Mucho menos podríamos entender cómo una “fiesta brava” tiene como eje central el fatídico proceso de tortura y destrucción física de un toro para goce de una turba fanatizada que sostiene su práctica en una excusa cultural, o el uso de pieles como vestimenta que denota un status económico que se encuentra diametralmente opuesto al status empático, puesto que conocer cómo se despelleja, o cría, a las criaturas que “ceden” sus pieles es igualmente violento.
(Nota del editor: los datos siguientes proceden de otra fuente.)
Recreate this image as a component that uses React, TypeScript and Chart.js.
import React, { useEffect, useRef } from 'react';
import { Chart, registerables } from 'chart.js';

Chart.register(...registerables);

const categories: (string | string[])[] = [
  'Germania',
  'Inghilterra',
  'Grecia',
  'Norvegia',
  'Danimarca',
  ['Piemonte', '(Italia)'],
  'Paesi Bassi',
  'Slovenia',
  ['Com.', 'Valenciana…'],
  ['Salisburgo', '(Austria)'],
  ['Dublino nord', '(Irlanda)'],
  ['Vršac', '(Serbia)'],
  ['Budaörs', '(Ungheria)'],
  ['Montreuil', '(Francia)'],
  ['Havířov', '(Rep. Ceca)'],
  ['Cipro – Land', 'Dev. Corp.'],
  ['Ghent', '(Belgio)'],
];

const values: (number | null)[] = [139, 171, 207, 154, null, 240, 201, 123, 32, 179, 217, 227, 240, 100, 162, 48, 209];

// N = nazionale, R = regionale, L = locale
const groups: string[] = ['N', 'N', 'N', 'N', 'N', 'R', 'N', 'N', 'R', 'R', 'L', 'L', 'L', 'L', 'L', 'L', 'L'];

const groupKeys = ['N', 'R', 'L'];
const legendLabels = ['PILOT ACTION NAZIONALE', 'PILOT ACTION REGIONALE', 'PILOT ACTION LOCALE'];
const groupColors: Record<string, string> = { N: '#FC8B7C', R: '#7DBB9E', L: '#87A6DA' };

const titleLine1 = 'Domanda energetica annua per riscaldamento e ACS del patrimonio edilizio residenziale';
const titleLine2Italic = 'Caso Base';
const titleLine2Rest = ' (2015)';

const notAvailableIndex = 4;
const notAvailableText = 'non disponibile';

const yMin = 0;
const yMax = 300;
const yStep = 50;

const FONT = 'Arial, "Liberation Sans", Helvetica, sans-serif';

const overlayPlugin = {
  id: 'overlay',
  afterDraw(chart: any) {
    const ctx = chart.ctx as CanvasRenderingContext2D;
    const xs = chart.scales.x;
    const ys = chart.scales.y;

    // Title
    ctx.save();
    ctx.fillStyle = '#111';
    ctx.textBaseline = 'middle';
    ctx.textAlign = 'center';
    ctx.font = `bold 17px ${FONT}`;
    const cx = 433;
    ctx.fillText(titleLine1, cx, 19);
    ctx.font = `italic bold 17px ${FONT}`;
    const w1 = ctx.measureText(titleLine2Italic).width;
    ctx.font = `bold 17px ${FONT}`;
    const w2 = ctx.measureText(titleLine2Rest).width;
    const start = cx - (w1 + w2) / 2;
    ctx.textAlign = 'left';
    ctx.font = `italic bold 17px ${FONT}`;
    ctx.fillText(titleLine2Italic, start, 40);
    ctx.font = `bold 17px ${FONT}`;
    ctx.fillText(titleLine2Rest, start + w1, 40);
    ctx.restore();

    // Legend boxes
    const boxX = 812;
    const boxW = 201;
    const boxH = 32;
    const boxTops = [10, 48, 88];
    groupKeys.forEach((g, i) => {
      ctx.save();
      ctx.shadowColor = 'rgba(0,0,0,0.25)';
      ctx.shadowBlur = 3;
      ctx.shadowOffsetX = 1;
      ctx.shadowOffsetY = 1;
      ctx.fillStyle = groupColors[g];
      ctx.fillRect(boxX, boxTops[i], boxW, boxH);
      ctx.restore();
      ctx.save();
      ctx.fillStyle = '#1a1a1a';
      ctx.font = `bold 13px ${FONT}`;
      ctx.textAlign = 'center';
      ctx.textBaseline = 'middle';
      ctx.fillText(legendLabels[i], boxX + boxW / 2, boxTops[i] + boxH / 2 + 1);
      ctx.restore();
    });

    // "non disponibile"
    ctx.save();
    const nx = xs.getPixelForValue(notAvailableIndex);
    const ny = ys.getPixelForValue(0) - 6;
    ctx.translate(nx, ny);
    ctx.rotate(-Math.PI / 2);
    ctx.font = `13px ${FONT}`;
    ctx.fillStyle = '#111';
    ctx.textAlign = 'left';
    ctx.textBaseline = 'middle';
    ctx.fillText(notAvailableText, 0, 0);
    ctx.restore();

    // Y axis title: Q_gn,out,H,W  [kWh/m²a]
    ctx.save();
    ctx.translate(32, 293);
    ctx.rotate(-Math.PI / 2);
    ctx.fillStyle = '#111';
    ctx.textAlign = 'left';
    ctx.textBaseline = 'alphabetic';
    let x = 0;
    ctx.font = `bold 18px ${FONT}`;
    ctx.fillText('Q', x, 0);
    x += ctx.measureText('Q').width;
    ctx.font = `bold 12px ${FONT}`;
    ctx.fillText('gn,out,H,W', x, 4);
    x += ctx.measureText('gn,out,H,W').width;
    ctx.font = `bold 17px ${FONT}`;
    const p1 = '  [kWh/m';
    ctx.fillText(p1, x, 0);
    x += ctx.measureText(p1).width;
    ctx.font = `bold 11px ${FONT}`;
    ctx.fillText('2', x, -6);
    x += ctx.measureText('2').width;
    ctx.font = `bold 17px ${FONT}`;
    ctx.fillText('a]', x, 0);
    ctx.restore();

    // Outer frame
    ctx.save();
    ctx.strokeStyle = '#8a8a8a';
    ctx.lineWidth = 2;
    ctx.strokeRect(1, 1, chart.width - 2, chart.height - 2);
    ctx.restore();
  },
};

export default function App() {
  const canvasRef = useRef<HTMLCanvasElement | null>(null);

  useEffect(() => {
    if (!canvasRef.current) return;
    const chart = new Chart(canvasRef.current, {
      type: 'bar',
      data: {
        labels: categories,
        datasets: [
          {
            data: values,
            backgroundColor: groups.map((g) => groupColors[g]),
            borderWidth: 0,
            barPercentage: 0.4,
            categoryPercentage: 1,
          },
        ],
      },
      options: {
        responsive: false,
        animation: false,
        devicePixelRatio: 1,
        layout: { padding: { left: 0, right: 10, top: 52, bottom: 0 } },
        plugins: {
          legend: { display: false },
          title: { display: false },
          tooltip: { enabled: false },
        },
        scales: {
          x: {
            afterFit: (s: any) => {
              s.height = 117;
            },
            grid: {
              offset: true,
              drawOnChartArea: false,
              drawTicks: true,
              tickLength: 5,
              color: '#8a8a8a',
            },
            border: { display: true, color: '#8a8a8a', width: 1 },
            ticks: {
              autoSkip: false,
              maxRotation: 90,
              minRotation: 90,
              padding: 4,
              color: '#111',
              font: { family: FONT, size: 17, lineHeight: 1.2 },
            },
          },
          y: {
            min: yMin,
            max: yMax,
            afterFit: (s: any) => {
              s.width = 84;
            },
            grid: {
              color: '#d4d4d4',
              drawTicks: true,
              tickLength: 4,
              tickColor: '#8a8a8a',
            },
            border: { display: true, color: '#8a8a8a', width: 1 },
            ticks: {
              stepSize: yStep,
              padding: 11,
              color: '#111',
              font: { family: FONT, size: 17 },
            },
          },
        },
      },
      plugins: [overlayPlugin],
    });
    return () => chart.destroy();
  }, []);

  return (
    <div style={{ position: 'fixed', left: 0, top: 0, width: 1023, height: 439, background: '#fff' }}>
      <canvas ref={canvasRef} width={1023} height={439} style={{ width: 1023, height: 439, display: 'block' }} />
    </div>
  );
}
Podría poner cientos de ejemplos de la industria cosmética, farmacéutica, gastronómica, etc., que insisten en mostrarnos anestesiados empáticamente, pero ya resulta suficiente, si es que al momento han imaginado alguno de estos eventos que ocurren cotidianamente en nuestra casa, la Tierra.
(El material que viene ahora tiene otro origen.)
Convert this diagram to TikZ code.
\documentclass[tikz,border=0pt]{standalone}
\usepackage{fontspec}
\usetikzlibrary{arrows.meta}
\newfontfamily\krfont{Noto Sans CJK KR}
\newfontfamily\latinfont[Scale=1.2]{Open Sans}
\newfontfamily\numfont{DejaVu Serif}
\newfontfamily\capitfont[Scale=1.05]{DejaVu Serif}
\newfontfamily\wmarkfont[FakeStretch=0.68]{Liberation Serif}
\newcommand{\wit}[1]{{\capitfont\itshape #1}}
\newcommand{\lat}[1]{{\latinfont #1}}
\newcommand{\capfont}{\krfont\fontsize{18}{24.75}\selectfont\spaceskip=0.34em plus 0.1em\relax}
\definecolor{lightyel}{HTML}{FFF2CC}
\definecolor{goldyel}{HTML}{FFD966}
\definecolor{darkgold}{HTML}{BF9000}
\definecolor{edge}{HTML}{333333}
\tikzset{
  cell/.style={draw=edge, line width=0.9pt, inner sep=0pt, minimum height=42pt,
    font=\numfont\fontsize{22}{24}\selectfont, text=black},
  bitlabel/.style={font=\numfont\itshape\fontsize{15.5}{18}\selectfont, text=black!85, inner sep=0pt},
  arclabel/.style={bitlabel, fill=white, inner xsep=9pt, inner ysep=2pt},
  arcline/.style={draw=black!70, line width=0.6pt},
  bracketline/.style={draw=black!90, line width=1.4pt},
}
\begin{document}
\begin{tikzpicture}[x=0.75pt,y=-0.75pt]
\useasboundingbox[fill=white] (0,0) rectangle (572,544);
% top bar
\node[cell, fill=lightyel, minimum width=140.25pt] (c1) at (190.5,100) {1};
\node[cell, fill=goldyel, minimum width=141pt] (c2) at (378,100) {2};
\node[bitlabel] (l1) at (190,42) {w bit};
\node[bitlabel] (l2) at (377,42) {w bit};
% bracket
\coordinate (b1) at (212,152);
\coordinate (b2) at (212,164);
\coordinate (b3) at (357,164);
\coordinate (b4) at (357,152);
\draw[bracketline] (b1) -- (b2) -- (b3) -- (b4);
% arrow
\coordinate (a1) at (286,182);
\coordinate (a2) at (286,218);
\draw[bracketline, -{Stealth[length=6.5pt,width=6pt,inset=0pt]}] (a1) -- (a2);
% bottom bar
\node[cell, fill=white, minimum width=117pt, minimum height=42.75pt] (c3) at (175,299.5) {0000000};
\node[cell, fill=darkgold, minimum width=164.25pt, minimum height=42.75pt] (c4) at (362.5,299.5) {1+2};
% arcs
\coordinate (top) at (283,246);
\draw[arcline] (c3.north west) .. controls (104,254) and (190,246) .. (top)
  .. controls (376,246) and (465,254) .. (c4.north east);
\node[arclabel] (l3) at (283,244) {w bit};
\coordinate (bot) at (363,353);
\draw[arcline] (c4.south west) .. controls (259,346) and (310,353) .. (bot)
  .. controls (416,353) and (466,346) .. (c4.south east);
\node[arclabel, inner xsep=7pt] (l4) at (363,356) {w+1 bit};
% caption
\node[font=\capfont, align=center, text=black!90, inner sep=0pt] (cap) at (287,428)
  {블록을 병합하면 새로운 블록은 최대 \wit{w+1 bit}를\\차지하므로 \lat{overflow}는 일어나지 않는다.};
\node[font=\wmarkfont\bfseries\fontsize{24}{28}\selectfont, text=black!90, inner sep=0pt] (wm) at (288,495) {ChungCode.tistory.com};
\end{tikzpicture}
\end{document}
Estamos en un proceso permanente de evolución y cambio que nos concede la
posibilidad de evaluar nuestras carencias y proponer mejoras en nuestro sistema
ético que nos permita acercarnos a la Ilustración que describía Immanuel Kant como “la liberación del hombre de su culpable incapacidad”, entendida
como la imposibilidad de servirse de su inteligencia sin la guía de otro, y “no por falta de inteligencia sino de
decisión y valor para servirse por sí mismo de ella sin la tutela de
otro. ¡Sapere aude! ¡Ten el valor de servirte de
tu propia razón!: he aquí el lema de la ilustración.” Es este
último estadio donde el hombre podrá prescindir de la violencia para dirimir
sus controversias y llegar a acuerdos pacíficos y entendimientos que le
permitan coexistir sin necesidad de eliminar al otro, a la vez que pueda
comprender que todo animal que siente, aunque no razone con la misma capacidad,
es poseedor de los mismos derechos. No hay otra forma más contundente de
alcanzar este convencimiento que mirando a los ojos de nuestro prójimo animal y
contemplar en él, el temor, el dolor o incluso, el amor.
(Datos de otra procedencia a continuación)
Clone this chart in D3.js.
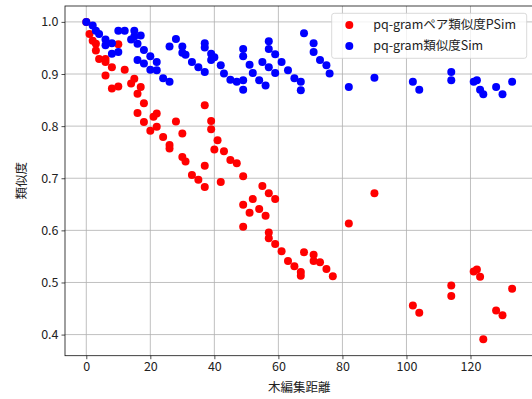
<!DOCTYPE html>
<html>
<head>
<meta charset="utf-8">
<script src="https://cdn.jsdelivr.net/npm/d3@7"></script>
<style>
  body { margin: 0; background: #fff; }
  svg text { font-family: "Noto Sans CJK JP", "Noto Sans", sans-serif; fill: #222; }
</style>
</head>
<body>
<div id="chart"></div>
<script>
// pq-gramペア類似度PSim
var psimDist = [0, 1, 2, 3, 3, 4, 6, 6, 8, 6, 8, 10, 10, 12, 14, 15, 17, 16, 18, 16, 18, 20, 21, 22, 22, 24, 26, 26, 28, 30,
  30, 31, 33, 35, 37, 37, 37, 39, 39, 41, 40, 43, 45, 47, 49, 42, 55, 57, 59, 49, 52, 51, 54, 56, 49, 57, 57, 59, 61, 63,
  65, 67, 67, 68, 71, 71, 73, 75, 77, 82, 90, 102, 104, 114, 114, 121, 122, 123, 124, 128, 130, 133];
var psimVals = [1.0, 0.977, 0.964, 0.958, 0.945, 0.929, 0.929, 0.923, 0.913, 0.897, 0.872, 0.876, 0.957, 0.908, 0.882, 0.891, 0.875, 0.862, 0.844, 0.825, 0.808, 0.791, 0.818, 0.824, 0.799, 0.779, 0.764, 0.757, 0.809, 0.786,
  0.741, 0.732, 0.706, 0.697, 0.683, 0.724, 0.84, 0.81, 0.794, 0.773, 0.755, 0.752, 0.735, 0.729, 0.704, 0.693, 0.685, 0.671, 0.66, 0.649, 0.66, 0.634, 0.641, 0.628, 0.607, 0.596, 0.585, 0.574, 0.56, 0.541,
  0.531, 0.52, 0.513, 0.558, 0.553, 0.541, 0.539, 0.526, 0.512, 0.613, 0.671, 0.456, 0.442, 0.494, 0.474, 0.521, 0.525, 0.511, 0.391, 0.446, 0.437, 0.488];

// pq-gram類似度Sim
var simDist = [0, 2, 3, 4, 6, 8, 6, 8, 10, 10, 12, 15, 15, 17, 14, 16, 18, 16, 18, 20, 22, 20, 22, 24, 26, 26, 28, 30, 30, 31,
  33, 35, 37, 37, 37, 39, 40, 39, 42, 43, 45, 47, 49, 49, 49, 49, 51, 52, 55, 57, 59, 54, 56, 57, 57, 59, 61, 63, 65, 67,
  67, 68, 71, 71, 73, 75, 76, 82, 90, 102, 104, 114, 114, 121, 122, 123, 124, 128, 130, 133];
var simVals = [1.0, 0.993, 0.983, 0.977, 0.966, 0.959, 0.955, 0.939, 0.942, 0.983, 0.983, 0.983, 0.972, 0.974, 0.966, 0.958, 0.946, 0.927, 0.92, 0.934, 0.923, 0.908, 0.907, 0.892, 0.885, 0.953, 0.967, 0.953, 0.941, 0.937,
  0.923, 0.913, 0.904, 0.959, 0.951, 0.939, 0.932, 0.927, 0.917, 0.901, 0.889, 0.885, 0.888, 0.87, 0.948, 0.934, 0.918, 0.902, 0.923, 0.913, 0.902, 0.888, 0.878, 0.963, 0.948, 0.938, 0.923, 0.907, 0.892, 0.885,
  0.869, 0.978, 0.959, 0.942, 0.927, 0.917, 0.901, 0.875, 0.893, 0.885, 0.87, 0.904, 0.888, 0.885, 0.888, 0.87, 0.861, 0.875, 0.861, 0.885];

var xTicks = [0, 20, 40, 60, 80, 100, 120];
var yTicks = [0.4, 0.5, 0.6, 0.7, 0.8, 0.9, 1.0];
var seriesNames = ["pq-gramペア類似度PSim", "pq-gram類似度Sim"];
var seriesColors = ["#ff0000", "#0000ff"];

var W = 532, H = 399;
// plot area edges (right spine sits just past the picture)
var pL = 65, pT = 6, pR = 533.4, pB = 355.7;
var fs = "12.5px";

var svg = d3.select("#chart").append("svg")
  .attr("width", W)
  .attr("height", H);

var x = d3.scaleLinear().domain([-6.65, 139.65]).range([pL, pR]);
var y = d3.scaleLinear().domain([0.3595, 1.0305]).range([pB, pT]);

// grid
svg.append("g").selectAll("line").data(xTicks).enter().append("line")
  .attr("x1", d => x(d)).attr("x2", d => x(d))
  .attr("y1", pT).attr("y2", pB)
  .attr("stroke", "#b0b0b0").attr("stroke-width", 0.8);
svg.append("g").selectAll("line").data(yTicks).enter().append("line")
  .attr("x1", pL).attr("x2", pR)
  .attr("y1", d => y(d)).attr("y2", d => y(d))
  .attr("stroke", "#b0b0b0").attr("stroke-width", 0.8);

// points, red first then blue on top
var red = psimDist.map((d, i) => [d, psimVals[i]]);
var blue = simDist.map((d, i) => [d, simVals[i]]);
[red, blue].forEach(function (pts, k) {
  svg.append("g").selectAll("circle").data(pts).enter().append("circle")
    .attr("cx", d => x(d[0]))
    .attr("cy", d => y(d[1]))
    .attr("r", 4)
    .attr("fill", seriesColors[k]);
});

// axes
var xAxis = svg.append("g")
  .attr("transform", "translate(0," + pB + ")")
  .call(d3.axisBottom(x).tickValues(xTicks).tickSize(3.5).tickPadding(3).tickFormat(d3.format("d")));
var yAxis = svg.append("g")
  .attr("transform", "translate(" + pL + ",0)")
  .call(d3.axisLeft(y).tickValues(yTicks).tickSize(3.5).tickPadding(3).tickFormat(d3.format(".1f")));
[xAxis, yAxis].forEach(function (a) {
  a.select(".domain").remove();
  a.selectAll("line").attr("stroke", "#222").attr("stroke-width", 0.8);
  a.selectAll("text").style("font-size", fs).attr("fill", "#222");
});

// frame
svg.append("rect")
  .attr("x", pL).attr("y", pT)
  .attr("width", pR - pL).attr("height", pB - pT)
  .attr("fill", "none").attr("stroke", "#111").attr("stroke-width", 0.8);

// labels
svg.append("text")
  .attr("x", (pL + pR) / 2).attr("y", 392)
  .attr("text-anchor", "middle")
  .style("font-size", fs)
  .text("木編集距離");
svg.append("text")
  .attr("transform", "translate(26," + ((pT + pB) / 2) + ") rotate(-90)")
  .attr("text-anchor", "middle")
  .style("font-size", fs)
  .text("類似度");

// legend
var lg = svg.append("g").attr("transform", "translate(331.7,13.3)");
lg.append("rect")
  .attr("width", 195).attr("height", 45).attr("rx", 2.5)
  .attr("fill", "#fff").attr("fill-opacity", 0.8)
  .attr("stroke", "#d0d0d0").attr("stroke-width", 0.8);
seriesNames.forEach(function (name, i) {
  lg.append("circle")
    .attr("cx", 17.6).attr("cy", 11.7 + i * 21)
    .attr("r", 4).attr("fill", seriesColors[i]);
  lg.append("text")
    .attr("x", 41.5).attr("y", 16 + i * 21)
    .style("font-size", fs)
    .text(name);
});
</script>
</body>
</html>
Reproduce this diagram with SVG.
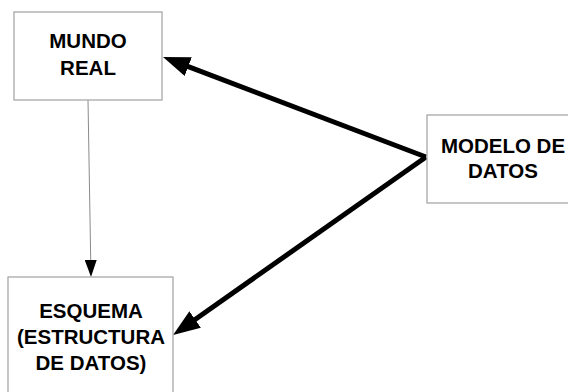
<svg xmlns="http://www.w3.org/2000/svg" width="568" height="392" viewBox="0 0 568 392">
  <style>
    .box { fill: #ffffff; stroke: #a0a0a0; stroke-width: 1.2; }
    .label { font-family: "Liberation Sans", Arial, sans-serif; font-weight: bold; font-size: 20.5px; fill: #000000; text-anchor: middle; }
    .thick { stroke: #000000; stroke-width: 5; fill: none; }
    .thin { stroke: #8a8a8a; stroke-width: 1; fill: none; }
  </style>
  <defs>
    <marker id="bigHead" markerUnits="userSpaceOnUse" markerWidth="28" markerHeight="20" refX="7" refY="10" orient="auto">
      <path d="M0,0 L27,10 L0,20 Z" fill="#000000"/>
    </marker>
    <marker id="smallHead" markerUnits="userSpaceOnUse" markerWidth="18" markerHeight="12" refX="5" refY="6" orient="auto">
      <path d="M0,0 L17,6 L0,12 Z" fill="#000000"/>
    </marker>
  </defs>
  <rect width="568" height="392" fill="#ffffff"/>

  <g id="connectors">
    <line class="thick" x1="426" y1="157" x2="181.7" y2="64.1" marker-end="url(#bigHead)"/>
    <line class="thick" x1="426" y1="157" x2="189.4" y2="323.5" marker-end="url(#bigHead)"/>
    <line class="thin" x1="88" y1="100" x2="90.8" y2="265" marker-end="url(#smallHead)"/>
  </g>

  <g id="mundo-real">
    <rect class="box" x="14" y="12" width="148" height="88"/>
    <text class="label" x="88" y="48">MUNDO</text>
    <text class="label" x="88" y="75">REAL</text>
  </g>

  <g id="esquema">
    <rect class="box" x="8" y="277" width="165" height="125"/>
    <text class="label" x="91" y="318">ESQUEMA</text>
    <text class="label" x="91" y="344">(ESTRUCTURA</text>
    <text class="label" x="91" y="370">DE DATOS)</text>
  </g>

  <g id="modelo-de-datos">
    <rect class="box" x="427" y="115" width="150" height="88"/>
    <text class="label" x="503" y="153">MODELO DE</text>
    <text class="label" x="503" y="178">DATOS</text>
  </g>
</svg>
Me gustaría que puedan mirar a
los ojos a cualquier animal que tengan cerca, incluso humano e intenten hacer
el ejercicio de ponerse en los pies, o patas del otro, sin importar la cantidad
de pelos, plumas o escamas que tengan. Es el principio de un cambio que no
tiene vuelta atrás, puesto que como decía Anatole
France: "Hasta que no hayas
amado a un animal, parte de tu alma estará dormida." Despierta esa
parte de tu alma que te permitirá extender tu círculo de compasión al resto de
los animales y darles la posibilidad de dotarlos de derechos. Sólo depende de
tu voluntad y tu capacidad de poner en práctica la empatía. Así es como luego
de vivirlo en carne propia, he tomado como principio de vida una frase que
pronunció un abogado norteamericano del siglo XIX, pionero defensor de los
derechos animales, George T. Angell:
"A veces me preguntan: ¿por qué
inviertes todo ese tiempo y dinero hablando de la amabilidad con los animales
cuando existe tanta crueldad hacia el hombre? A lo que yo respondo: estoy
trabajando en las raíces".
Foto del afiche de la película Earthlinks. Un buen comienzo para comenzar a practicar la empatía.